Task objective :: Write out every entry word for word.

=== Data for the task ===

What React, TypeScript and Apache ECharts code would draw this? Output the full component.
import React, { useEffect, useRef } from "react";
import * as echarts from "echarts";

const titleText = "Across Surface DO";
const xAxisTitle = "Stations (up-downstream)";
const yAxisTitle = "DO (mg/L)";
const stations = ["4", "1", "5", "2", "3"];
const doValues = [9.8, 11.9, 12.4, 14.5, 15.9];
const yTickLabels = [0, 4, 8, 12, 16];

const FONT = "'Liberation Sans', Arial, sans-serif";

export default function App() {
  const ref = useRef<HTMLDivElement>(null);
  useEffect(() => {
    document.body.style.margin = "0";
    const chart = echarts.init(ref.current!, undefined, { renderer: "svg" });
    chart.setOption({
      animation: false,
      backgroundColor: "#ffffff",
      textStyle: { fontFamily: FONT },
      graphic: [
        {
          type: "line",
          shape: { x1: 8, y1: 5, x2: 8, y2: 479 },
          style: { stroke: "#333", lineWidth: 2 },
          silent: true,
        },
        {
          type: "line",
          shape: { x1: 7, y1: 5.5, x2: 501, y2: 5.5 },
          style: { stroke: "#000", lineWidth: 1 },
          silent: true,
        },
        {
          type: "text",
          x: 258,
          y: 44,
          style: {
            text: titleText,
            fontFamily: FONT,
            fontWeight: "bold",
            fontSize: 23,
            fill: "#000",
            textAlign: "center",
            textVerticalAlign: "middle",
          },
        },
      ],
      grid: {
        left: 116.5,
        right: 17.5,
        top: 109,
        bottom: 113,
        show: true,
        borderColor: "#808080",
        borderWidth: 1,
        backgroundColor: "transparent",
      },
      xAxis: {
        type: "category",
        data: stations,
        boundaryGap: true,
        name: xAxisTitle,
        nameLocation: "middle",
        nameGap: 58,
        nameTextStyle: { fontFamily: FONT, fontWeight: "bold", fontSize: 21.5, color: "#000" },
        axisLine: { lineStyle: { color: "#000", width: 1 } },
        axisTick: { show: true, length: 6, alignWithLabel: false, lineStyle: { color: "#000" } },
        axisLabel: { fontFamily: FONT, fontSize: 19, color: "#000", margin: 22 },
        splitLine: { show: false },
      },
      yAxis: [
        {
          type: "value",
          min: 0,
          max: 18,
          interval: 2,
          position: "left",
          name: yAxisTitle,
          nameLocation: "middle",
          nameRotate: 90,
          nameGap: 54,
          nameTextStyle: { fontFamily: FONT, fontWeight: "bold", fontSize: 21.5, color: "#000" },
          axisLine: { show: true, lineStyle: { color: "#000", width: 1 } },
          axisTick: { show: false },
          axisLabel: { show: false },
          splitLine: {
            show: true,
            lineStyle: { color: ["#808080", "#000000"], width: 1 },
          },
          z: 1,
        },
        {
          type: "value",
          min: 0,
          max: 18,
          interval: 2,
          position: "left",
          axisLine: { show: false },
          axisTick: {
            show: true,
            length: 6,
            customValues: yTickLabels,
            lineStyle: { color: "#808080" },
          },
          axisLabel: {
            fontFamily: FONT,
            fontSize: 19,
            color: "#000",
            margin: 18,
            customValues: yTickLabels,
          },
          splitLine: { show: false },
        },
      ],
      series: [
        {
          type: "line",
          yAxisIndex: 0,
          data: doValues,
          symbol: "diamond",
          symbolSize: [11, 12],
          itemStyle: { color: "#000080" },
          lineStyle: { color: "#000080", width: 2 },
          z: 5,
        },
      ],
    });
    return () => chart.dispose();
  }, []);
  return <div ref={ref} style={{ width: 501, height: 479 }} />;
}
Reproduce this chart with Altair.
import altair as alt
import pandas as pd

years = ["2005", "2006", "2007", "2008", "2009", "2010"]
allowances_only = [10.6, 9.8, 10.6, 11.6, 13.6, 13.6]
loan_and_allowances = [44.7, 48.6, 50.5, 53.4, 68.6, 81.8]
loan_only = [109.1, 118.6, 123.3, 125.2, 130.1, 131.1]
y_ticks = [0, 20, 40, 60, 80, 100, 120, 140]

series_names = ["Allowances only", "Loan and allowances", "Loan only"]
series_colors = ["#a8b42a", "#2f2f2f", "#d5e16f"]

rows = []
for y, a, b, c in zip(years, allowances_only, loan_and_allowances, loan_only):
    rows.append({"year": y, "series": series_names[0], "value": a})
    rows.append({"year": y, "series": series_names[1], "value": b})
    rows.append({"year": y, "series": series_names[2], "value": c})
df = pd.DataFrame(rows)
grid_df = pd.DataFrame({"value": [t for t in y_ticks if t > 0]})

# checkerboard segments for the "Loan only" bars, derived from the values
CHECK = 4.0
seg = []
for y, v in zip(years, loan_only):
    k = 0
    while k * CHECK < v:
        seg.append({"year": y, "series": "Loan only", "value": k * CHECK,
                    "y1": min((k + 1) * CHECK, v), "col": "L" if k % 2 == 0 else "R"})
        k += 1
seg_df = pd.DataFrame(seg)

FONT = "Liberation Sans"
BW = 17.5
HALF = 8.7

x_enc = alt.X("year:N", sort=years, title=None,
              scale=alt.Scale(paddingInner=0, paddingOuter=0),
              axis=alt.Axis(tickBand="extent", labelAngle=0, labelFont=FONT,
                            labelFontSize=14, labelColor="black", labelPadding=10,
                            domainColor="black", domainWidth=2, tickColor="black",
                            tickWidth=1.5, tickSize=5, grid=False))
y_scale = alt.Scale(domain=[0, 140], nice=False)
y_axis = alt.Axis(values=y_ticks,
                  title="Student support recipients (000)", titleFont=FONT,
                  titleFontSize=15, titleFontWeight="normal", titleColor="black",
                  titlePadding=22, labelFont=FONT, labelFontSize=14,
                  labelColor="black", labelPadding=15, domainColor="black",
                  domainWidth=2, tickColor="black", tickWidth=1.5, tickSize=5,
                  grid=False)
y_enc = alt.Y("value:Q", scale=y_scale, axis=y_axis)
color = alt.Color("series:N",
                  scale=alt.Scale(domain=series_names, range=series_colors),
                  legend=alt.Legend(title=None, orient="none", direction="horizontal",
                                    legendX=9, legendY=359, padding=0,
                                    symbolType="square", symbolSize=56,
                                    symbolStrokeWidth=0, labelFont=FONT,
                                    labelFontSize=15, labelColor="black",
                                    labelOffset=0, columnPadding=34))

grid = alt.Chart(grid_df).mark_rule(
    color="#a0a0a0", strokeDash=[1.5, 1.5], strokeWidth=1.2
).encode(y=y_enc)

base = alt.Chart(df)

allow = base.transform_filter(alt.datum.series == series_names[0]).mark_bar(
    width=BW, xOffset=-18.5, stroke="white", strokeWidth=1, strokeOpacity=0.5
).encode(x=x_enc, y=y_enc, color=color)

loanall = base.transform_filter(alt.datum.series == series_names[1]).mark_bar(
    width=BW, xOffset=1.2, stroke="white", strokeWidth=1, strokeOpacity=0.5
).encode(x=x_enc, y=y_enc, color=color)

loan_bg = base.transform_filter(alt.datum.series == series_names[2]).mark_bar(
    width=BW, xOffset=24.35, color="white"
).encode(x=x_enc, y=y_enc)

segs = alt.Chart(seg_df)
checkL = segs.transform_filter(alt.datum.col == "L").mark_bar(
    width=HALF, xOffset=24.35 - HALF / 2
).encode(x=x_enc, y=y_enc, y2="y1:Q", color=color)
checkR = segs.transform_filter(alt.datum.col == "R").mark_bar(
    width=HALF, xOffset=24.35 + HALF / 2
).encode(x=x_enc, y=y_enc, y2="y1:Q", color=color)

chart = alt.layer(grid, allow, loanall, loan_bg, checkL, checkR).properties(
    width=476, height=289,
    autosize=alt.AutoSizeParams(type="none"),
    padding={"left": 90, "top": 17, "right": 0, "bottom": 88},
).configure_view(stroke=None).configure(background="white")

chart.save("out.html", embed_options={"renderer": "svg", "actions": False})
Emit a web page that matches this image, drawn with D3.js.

===

Response below ::
What React, TypeScript and Apache ECharts code would draw this? Output the full component.
import React, { useEffect, useRef } from "react";
import * as echarts from "echarts";

const titleText = "Across Surface DO";
const xAxisTitle = "Stations (up-downstream)";
const yAxisTitle = "DO (mg/L)";
const stations = ["4", "1", "5", "2", "3"];
const doValues = [9.8, 11.9, 12.4, 14.5, 15.9];
const yTickLabels = [0, 4, 8, 12, 16];

const FONT = "'Liberation Sans', Arial, sans-serif";

export default function App() {
  const ref = useRef<HTMLDivElement>(null);
  useEffect(() => {
    document.body.style.margin = "0";
    const chart = echarts.init(ref.current!, undefined, { renderer: "svg" });
    chart.setOption({
      animation: false,
      backgroundColor: "#ffffff",
      textStyle: { fontFamily: FONT },
      graphic: [
        {
          type: "line",
          shape: { x1: 8, y1: 5, x2: 8, y2: 479 },
          style: { stroke: "#333", lineWidth: 2 },
          silent: true,
        },
        {
          type: "line",
          shape: { x1: 7, y1: 5.5, x2: 501, y2: 5.5 },
          style: { stroke: "#000", lineWidth: 1 },
          silent: true,
        },
        {
          type: "text",
          x: 258,
          y: 44,
          style: {
            text: titleText,
            fontFamily: FONT,
            fontWeight: "bold",
            fontSize: 23,
            fill: "#000",
            textAlign: "center",
            textVerticalAlign: "middle",
          },
        },
      ],
      grid: {
        left: 116.5,
        right: 17.5,
        top: 109,
        bottom: 113,
        show: true,
        borderColor: "#808080",
        borderWidth: 1,
        backgroundColor: "transparent",
      },
      xAxis: {
        type: "category",
        data: stations,
        boundaryGap: true,
        name: xAxisTitle,
        nameLocation: "middle",
        nameGap: 58,
        nameTextStyle: { fontFamily: FONT, fontWeight: "bold", fontSize: 21.5, color: "#000" },
        axisLine: { lineStyle: { color: "#000", width: 1 } },
        axisTick: { show: true, length: 6, alignWithLabel: false, lineStyle: { color: "#000" } },
        axisLabel: { fontFamily: FONT, fontSize: 19, color: "#000", margin: 22 },
        splitLine: { show: false },
      },
      yAxis: [
        {
          type: "value",
          min: 0,
          max: 18,
          interval: 2,
          position: "left",
          name: yAxisTitle,
          nameLocation: "middle",
          nameRotate: 90,
          nameGap: 54,
          nameTextStyle: { fontFamily: FONT, fontWeight: "bold", fontSize: 21.5, color: "#000" },
          axisLine: { show: true, lineStyle: { color: "#000", width: 1 } },
          axisTick: { show: false },
          axisLabel: { show: false },
          splitLine: {
            show: true,
            lineStyle: { color: ["#808080", "#000000"], width: 1 },
          },
          z: 1,
        },
        {
          type: "value",
          min: 0,
          max: 18,
          interval: 2,
          position: "left",
          axisLine: { show: false },
          axisTick: {
            show: true,
            length: 6,
            customValues: yTickLabels,
            lineStyle: { color: "#808080" },
          },
          axisLabel: {
            fontFamily: FONT,
            fontSize: 19,
            color: "#000",
            margin: 18,
            customValues: yTickLabels,
          },
          splitLine: { show: false },
        },
      ],
      series: [
        {
          type: "line",
          yAxisIndex: 0,
          data: doValues,
          symbol: "diamond",
          symbolSize: [11, 12],
          itemStyle: { color: "#000080" },
          lineStyle: { color: "#000080", width: 2 },
          z: 5,
        },
      ],
    });
    return () => chart.dispose();
  }, []);
  return <div ref={ref} style={{ width: 501, height: 479 }} />;
}
Reproduce this chart with Altair.
import altair as alt
import pandas as pd

years = ["2005", "2006", "2007", "2008", "2009", "2010"]
allowances_only = [10.6, 9.8, 10.6, 11.6, 13.6, 13.6]
loan_and_allowances = [44.7, 48.6, 50.5, 53.4, 68.6, 81.8]
loan_only = [109.1, 118.6, 123.3, 125.2, 130.1, 131.1]
y_ticks = [0, 20, 40, 60, 80, 100, 120, 140]

series_names = ["Allowances only", "Loan and allowances", "Loan only"]
series_colors = ["#a8b42a", "#2f2f2f", "#d5e16f"]

rows = []
for y, a, b, c in zip(years, allowances_only, loan_and_allowances, loan_only):
    rows.append({"year": y, "series": series_names[0], "value": a})
    rows.append({"year": y, "series": series_names[1], "value": b})
    rows.append({"year": y, "series": series_names[2], "value": c})
df = pd.DataFrame(rows)
grid_df = pd.DataFrame({"value": [t for t in y_ticks if t > 0]})

# checkerboard segments for the "Loan only" bars, derived from the values
CHECK = 4.0
seg = []
for y, v in zip(years, loan_only):
    k = 0
    while k * CHECK < v:
        seg.append({"year": y, "series": "Loan only", "value": k * CHECK,
                    "y1": min((k + 1) * CHECK, v), "col": "L" if k % 2 == 0 else "R"})
        k += 1
seg_df = pd.DataFrame(seg)

FONT = "Liberation Sans"
BW = 17.5
HALF = 8.7

x_enc = alt.X("year:N", sort=years, title=None,
              scale=alt.Scale(paddingInner=0, paddingOuter=0),
              axis=alt.Axis(tickBand="extent", labelAngle=0, labelFont=FONT,
                            labelFontSize=14, labelColor="black", labelPadding=10,
                            domainColor="black", domainWidth=2, tickColor="black",
                            tickWidth=1.5, tickSize=5, grid=False))
y_scale = alt.Scale(domain=[0, 140], nice=False)
y_axis = alt.Axis(values=y_ticks,
                  title="Student support recipients (000)", titleFont=FONT,
                  titleFontSize=15, titleFontWeight="normal", titleColor="black",
                  titlePadding=22, labelFont=FONT, labelFontSize=14,
                  labelColor="black", labelPadding=15, domainColor="black",
                  domainWidth=2, tickColor="black", tickWidth=1.5, tickSize=5,
                  grid=False)
y_enc = alt.Y("value:Q", scale=y_scale, axis=y_axis)
color = alt.Color("series:N",
                  scale=alt.Scale(domain=series_names, range=series_colors),
                  legend=alt.Legend(title=None, orient="none", direction="horizontal",
                                    legendX=9, legendY=359, padding=0,
                                    symbolType="square", symbolSize=56,
                                    symbolStrokeWidth=0, labelFont=FONT,
                                    labelFontSize=15, labelColor="black",
                                    labelOffset=0, columnPadding=34))

grid = alt.Chart(grid_df).mark_rule(
    color="#a0a0a0", strokeDash=[1.5, 1.5], strokeWidth=1.2
).encode(y=y_enc)

base = alt.Chart(df)

allow = base.transform_filter(alt.datum.series == series_names[0]).mark_bar(
    width=BW, xOffset=-18.5, stroke="white", strokeWidth=1, strokeOpacity=0.5
).encode(x=x_enc, y=y_enc, color=color)

loanall = base.transform_filter(alt.datum.series == series_names[1]).mark_bar(
    width=BW, xOffset=1.2, stroke="white", strokeWidth=1, strokeOpacity=0.5
).encode(x=x_enc, y=y_enc, color=color)

loan_bg = base.transform_filter(alt.datum.series == series_names[2]).mark_bar(
    width=BW, xOffset=24.35, color="white"
).encode(x=x_enc, y=y_enc)

segs = alt.Chart(seg_df)
checkL = segs.transform_filter(alt.datum.col == "L").mark_bar(
    width=HALF, xOffset=24.35 - HALF / 2
).encode(x=x_enc, y=y_enc, y2="y1:Q", color=color)
checkR = segs.transform_filter(alt.datum.col == "R").mark_bar(
    width=HALF, xOffset=24.35 + HALF / 2
).encode(x=x_enc, y=y_enc, y2="y1:Q", color=color)

chart = alt.layer(grid, allow, loanall, loan_bg, checkL, checkR).properties(
    width=476, height=289,
    autosize=alt.AutoSizeParams(type="none"),
    padding={"left": 90, "top": 17, "right": 0, "bottom": 88},
).configure_view(stroke=None).configure(background="white")

chart.save("out.html", embed_options={"renderer": "svg", "actions": False})
Emit a web page that matches this image, drawn with D3.js.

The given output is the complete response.